En mars 2016, une fondation a été créée avec des fonds apportés par Samarco, BHP Billiton et Vale pour financer les recherches et indemniser les populations de Mariana jusqu’en 2030. Chaque mois, les habitants des zones touchées reçoivent ainsi près de 1 000 reais. Les commerçants, hôteliers et pêcheurs sont eux aussi progressivement indemnisés. Mais les dégâts restent « incalculables » pour les victimes qui demandent encore réparation et reconstruction. En novembre 2018, pour dénoncer trois ans d’injustice, des centaines de personnes ont participé à une marche organisée par le Mouvement des personnes affectées par les barrages (MAB).
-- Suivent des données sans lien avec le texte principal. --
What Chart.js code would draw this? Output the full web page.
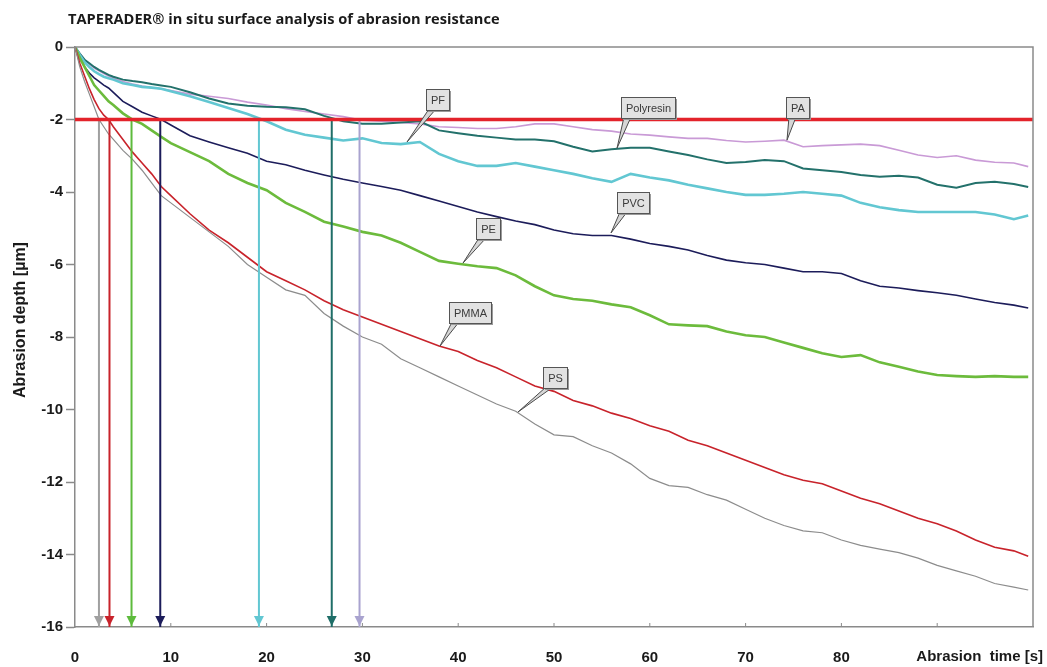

Parti de Mariana, où l’accident était survenu, le petit groupe s’est rendu dans une dizaine de communes affectées pour rencontrer des habitants, organiser des conférences et alerter les autorités. 

1. Chantage à la certification

On a appris depuis que Vale avait rompu plusieurs mois auparavant son contrat d’inspection avec l’entreprise Tractebel, une filiale d’Engie, parce que la société avait refusé de certifier que le barrage de Brumadinho répondait aux normes de sécurité. Citant des « divergences dans les critères utilisés pour évaluer la sécurité », Vale s’était alors tournée vers l’entreprise allemande Tüv Süd, une société spécialisée dans la certification des bâtiments, l’audit et le contrôle qualité, qui avait accepté sous la pression d’accorder son blanc-seing. Aujourd’hui, les techniciens de Tüv Süd reconnaissent qu’ils étaient conscients des risques de rupture du barrage, mais dénoncent le chantage effectué par Vale qui leur avait assuré que leur entreprise « ne serait chargée de nouvelles inspections que si le barrage était déclaré stable ». Le marché en jeu portait sur un montant estimé à 10 millions de Reais et impliquait plusieurs autres barrages.

Le procureur chargé d’enquêter sur la catastrophe, William Garcia Pinto Coelho, a qualifié l’agissement de cette entreprise de criminel. Dans un entretien à la radio Deutsche Welle, il a stigmatisé la responsabilité de Tüv Süd : « Lorsqu’un auditeur, surtout lorsqu’il s’agit d’une entreprise comme TüV Süd, de réputation et de poids internationaux classe un réservoir de déchets comme stable, même si les techniciens connaissaient en détail l’histoire de ce barrage et ses risques, l’entreprise corrompt le système de contrôle existant. Cela sape les activités d’audit du secteur public. Avec un certificat Tüv Süd, les barrages à haut risque disparaissent automatiquement du radar des organismes de sécurité publique (…) Cette entreprise a délibérément porté préjudice à la surveillance publique et lésé la gestion des risques. Après la catastrophe de Mariana il y a trois ans, ces déclarations de stabilité ont pris de l’importance. Elles devraient servir de signal d’alarme, en attirant l’attention des organismes publics sur la situation critique d’un barrage ». Certains ingénieurs de Tüv Süd ont fait depuis leur mea culpa en déclarant qu’ils n’auraient pas dû céder au chantage de Vale lorsque celle-ci menaçait d’engager d’autres entreprises.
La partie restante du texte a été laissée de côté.